While I would dispute that claim, it was nonetheless the label given to me when I went to pastor a large, thriving church in the Deep South – the Church at Brook Hills in Birmingham, Alabama. From the first day I was immersed in strategies for making the church bigger and better. Authors I respect greatly would make statements such as, “Decide how big you want your church to be, and go for ut, whether that’s five, ten, or twenty thousand members.” Soon my name was near the top of the list of pastors of the fastest-growing U.S. churches. There I was . . . living out the American church dream.
But I found myself becoming uneasy. For on thing, my model in ministry is a guy who spent the majority of his ministry time with twelve men. A gut who, when he left this earth, had only about 120 people who were actually sticking around and doing when he told them to do. More like a minichurch, really. Jesus Christ – the youngest minichurch pastor in history.
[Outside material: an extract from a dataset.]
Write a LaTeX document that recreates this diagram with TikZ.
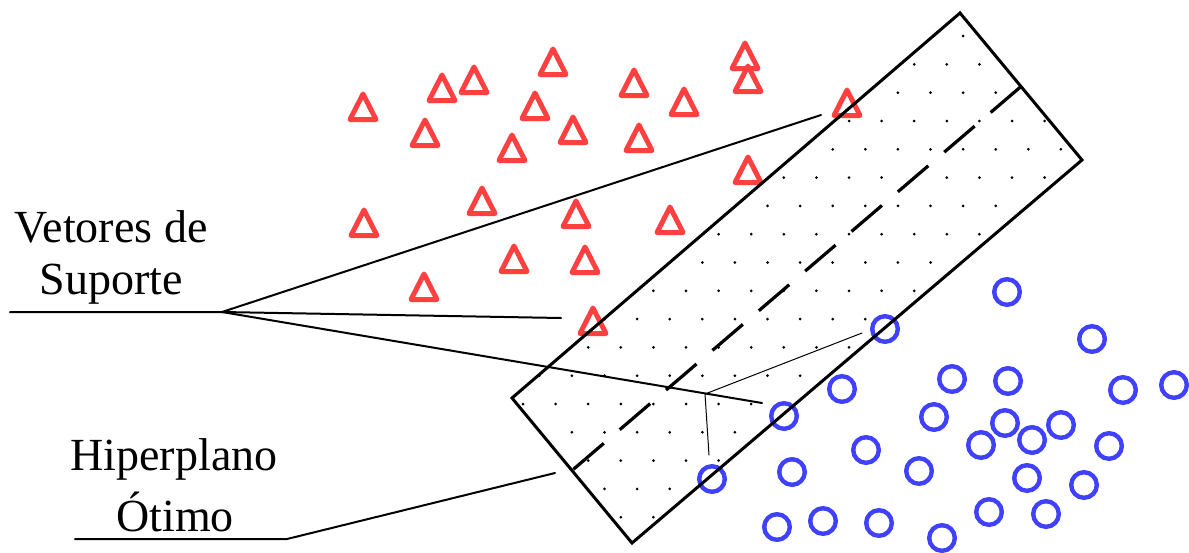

Soon I realised I was on a collision course with an American church culture where success is defined by bigger crowds, bigger budgets, and bigger buildings. I was now confronted with a startling reality: Jesus actually spurned the things that my church culture said were most important. So what was I to do? I found myself faced with two big questions.
The first was simple. Was I going to believe Jesus? Was I going to embrace Jesus even though he said radical things that drove the crowds away?
My second question was more challenging. Was I going to obey Jesus? My biggest fear, even now, is that I will hear Jesus’ words and walk away, content to settle for less than radical obedience to him. In other words, my biggest fear is that I will do exactly what most people did when they encountered Jesus in the first century.
That’s why I’ve written this book. I am on a journey. But I am convinced it is not just a journey for pastors. I am convinced these questions are critical for the larger community of faith in our country today. I am convinced that we as Christ followers in American churches have embraced values and ideals that are not only unbiblical but that actually contradict the gospel we claim to believe. And I am convinced we have a choice.
You and I can choose to continue with business as usual in the Christian life and in the church as a whole, enjoying success based on the standards defined by the culture around us. Or we can take an honest look at the Jesus of the Bible and dare to ask what the consequences might be if we really believed him and really obeyed him.